MATERIAL:

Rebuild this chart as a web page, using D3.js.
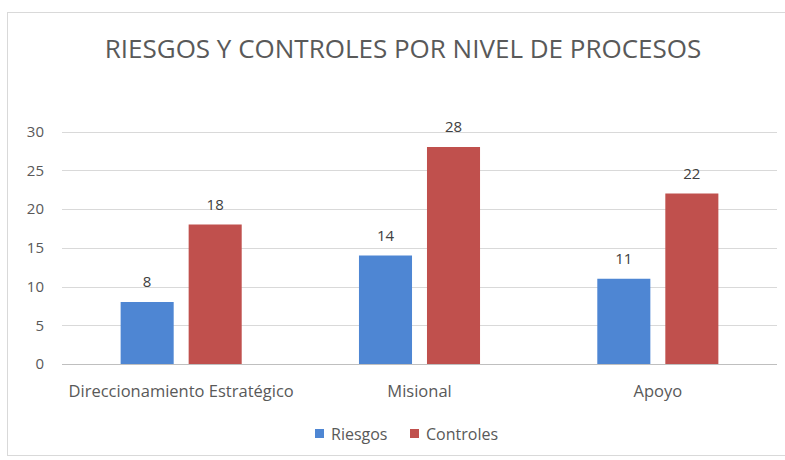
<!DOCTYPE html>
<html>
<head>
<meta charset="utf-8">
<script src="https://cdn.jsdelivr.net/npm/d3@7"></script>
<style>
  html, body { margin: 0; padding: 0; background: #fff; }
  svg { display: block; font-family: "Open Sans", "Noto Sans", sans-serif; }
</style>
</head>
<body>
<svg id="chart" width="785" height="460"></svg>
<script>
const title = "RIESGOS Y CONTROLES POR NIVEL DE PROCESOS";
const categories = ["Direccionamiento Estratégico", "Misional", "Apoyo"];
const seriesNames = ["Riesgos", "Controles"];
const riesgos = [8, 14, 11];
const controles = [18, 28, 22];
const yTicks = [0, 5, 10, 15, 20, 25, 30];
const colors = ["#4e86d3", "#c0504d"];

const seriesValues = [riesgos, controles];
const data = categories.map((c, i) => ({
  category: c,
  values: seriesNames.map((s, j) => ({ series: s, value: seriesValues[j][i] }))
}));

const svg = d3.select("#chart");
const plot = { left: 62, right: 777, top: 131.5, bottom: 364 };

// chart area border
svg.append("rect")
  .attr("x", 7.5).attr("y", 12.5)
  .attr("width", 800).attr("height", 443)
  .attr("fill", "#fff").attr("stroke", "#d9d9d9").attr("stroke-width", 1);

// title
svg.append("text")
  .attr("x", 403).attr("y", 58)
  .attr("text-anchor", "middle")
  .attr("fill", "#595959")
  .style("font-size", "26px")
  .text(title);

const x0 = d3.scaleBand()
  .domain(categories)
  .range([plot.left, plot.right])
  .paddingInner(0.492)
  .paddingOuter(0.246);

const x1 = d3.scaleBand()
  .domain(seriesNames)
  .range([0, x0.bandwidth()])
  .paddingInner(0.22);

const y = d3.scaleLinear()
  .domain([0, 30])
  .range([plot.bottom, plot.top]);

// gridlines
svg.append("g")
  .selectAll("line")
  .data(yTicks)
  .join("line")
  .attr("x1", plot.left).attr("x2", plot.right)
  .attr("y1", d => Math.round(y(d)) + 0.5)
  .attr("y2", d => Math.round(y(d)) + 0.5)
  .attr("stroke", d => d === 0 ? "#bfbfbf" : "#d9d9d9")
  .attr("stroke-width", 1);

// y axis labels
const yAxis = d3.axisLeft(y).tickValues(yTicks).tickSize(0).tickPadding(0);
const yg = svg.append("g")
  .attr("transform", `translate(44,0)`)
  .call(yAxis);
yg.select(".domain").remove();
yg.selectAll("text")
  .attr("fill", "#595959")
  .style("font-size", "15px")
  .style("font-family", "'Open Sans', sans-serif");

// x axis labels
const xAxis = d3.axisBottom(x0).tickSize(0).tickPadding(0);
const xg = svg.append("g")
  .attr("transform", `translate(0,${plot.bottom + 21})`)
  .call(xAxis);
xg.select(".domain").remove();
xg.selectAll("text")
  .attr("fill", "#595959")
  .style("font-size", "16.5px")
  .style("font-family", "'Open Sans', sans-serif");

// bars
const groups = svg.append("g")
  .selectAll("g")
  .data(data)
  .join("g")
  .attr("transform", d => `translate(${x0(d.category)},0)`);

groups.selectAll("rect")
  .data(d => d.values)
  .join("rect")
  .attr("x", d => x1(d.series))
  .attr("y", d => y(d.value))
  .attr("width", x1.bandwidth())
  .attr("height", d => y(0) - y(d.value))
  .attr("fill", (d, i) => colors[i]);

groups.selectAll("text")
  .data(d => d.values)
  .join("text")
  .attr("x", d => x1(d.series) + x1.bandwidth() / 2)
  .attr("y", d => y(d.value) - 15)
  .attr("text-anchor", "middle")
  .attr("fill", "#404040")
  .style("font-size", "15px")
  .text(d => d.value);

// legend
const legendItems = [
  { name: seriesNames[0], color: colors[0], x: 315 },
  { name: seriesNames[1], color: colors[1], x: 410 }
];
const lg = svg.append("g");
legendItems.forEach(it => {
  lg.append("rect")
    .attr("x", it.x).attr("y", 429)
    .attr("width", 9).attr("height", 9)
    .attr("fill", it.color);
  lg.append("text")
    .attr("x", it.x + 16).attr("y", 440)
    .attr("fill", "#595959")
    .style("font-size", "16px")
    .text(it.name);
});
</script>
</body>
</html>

JOB:
Take the data above and repeat it exactly, leaving each picture out.

FINAL RESULT:
Rebuild this chart as a web page, using D3.js.
<!DOCTYPE html>
<html>
<head>
<meta charset="utf-8">
<script src="https://cdn.jsdelivr.net/npm/d3@7"></script>
<style>
  html, body { margin: 0; padding: 0; background: #fff; }
  svg { display: block; font-family: "Open Sans", "Noto Sans", sans-serif; }
</style>
</head>
<body>
<svg id="chart" width="785" height="460"></svg>
<script>
const title = "RIESGOS Y CONTROLES POR NIVEL DE PROCESOS";
const categories = ["Direccionamiento Estratégico", "Misional", "Apoyo"];
const seriesNames = ["Riesgos", "Controles"];
const riesgos = [8, 14, 11];
const controles = [18, 28, 22];
const yTicks = [0, 5, 10, 15, 20, 25, 30];
const colors = ["#4e86d3", "#c0504d"];

const seriesValues = [riesgos, controles];
const data = categories.map((c, i) => ({
  category: c,
  values: seriesNames.map((s, j) => ({ series: s, value: seriesValues[j][i] }))
}));

const svg = d3.select("#chart");
const plot = { left: 62, right: 777, top: 131.5, bottom: 364 };

// chart area border
svg.append("rect")
  .attr("x", 7.5).attr("y", 12.5)
  .attr("width", 800).attr("height", 443)
  .attr("fill", "#fff").attr("stroke", "#d9d9d9").attr("stroke-width", 1);

// title
svg.append("text")
  .attr("x", 403).attr("y", 58)
  .attr("text-anchor", "middle")
  .attr("fill", "#595959")
  .style("font-size", "26px")
  .text(title);

const x0 = d3.scaleBand()
  .domain(categories)
  .range([plot.left, plot.right])
  .paddingInner(0.492)
  .paddingOuter(0.246);

const x1 = d3.scaleBand()
  .domain(seriesNames)
  .range([0, x0.bandwidth()])
  .paddingInner(0.22);

const y = d3.scaleLinear()
  .domain([0, 30])
  .range([plot.bottom, plot.top]);

// gridlines
svg.append("g")
  .selectAll("line")
  .data(yTicks)
  .join("line")
  .attr("x1", plot.left).attr("x2", plot.right)
  .attr("y1", d => Math.round(y(d)) + 0.5)
  .attr("y2", d => Math.round(y(d)) + 0.5)
  .attr("stroke", d => d === 0 ? "#bfbfbf" : "#d9d9d9")
  .attr("stroke-width", 1);

// y axis labels
const yAxis = d3.axisLeft(y).tickValues(yTicks).tickSize(0).tickPadding(0);
const yg = svg.append("g")
  .attr("transform", `translate(44,0)`)
  .call(yAxis);
yg.select(".domain").remove();
yg.selectAll("text")
  .attr("fill", "#595959")
  .style("font-size", "15px")
  .style("font-family", "'Open Sans', sans-serif");

// x axis labels
const xAxis = d3.axisBottom(x0).tickSize(0).tickPadding(0);
const xg = svg.append("g")
  .attr("transform", `translate(0,${plot.bottom + 21})`)
  .call(xAxis);
xg.select(".domain").remove();
xg.selectAll("text")
  .attr("fill", "#595959")
  .style("font-size", "16.5px")
  .style("font-family", "'Open Sans', sans-serif");

// bars
const groups = svg.append("g")
  .selectAll("g")
  .data(data)
  .join("g")
  .attr("transform", d => `translate(${x0(d.category)},0)`);

groups.selectAll("rect")
  .data(d => d.values)
  .join("rect")
  .attr("x", d => x1(d.series))
  .attr("y", d => y(d.value))
  .attr("width", x1.bandwidth())
  .attr("height", d => y(0) - y(d.value))
  .attr("fill", (d, i) => colors[i]);

groups.selectAll("text")
  .data(d => d.values)
  .join("text")
  .attr("x", d => x1(d.series) + x1.bandwidth() / 2)
  .attr("y", d => y(d.value) - 15)
  .attr("text-anchor", "middle")
  .attr("fill", "#404040")
  .style("font-size", "15px")
  .text(d => d.value);

// legend
const legendItems = [
  { name: seriesNames[0], color: colors[0], x: 315 },
  { name: seriesNames[1], color: colors[1], x: 410 }
];
const lg = svg.append("g");
legendItems.forEach(it => {
  lg.append("rect")
    .attr("x", it.x).attr("y", 429)
    .attr("width", 9).attr("height", 9)
    .attr("fill", it.color);
  lg.append("text")
    .attr("x", it.x + 16).attr("y", 440)
    .attr("fill", "#595959")
    .style("font-size", "16px")
    .text(it.name);
});
</script>
</body>
</html>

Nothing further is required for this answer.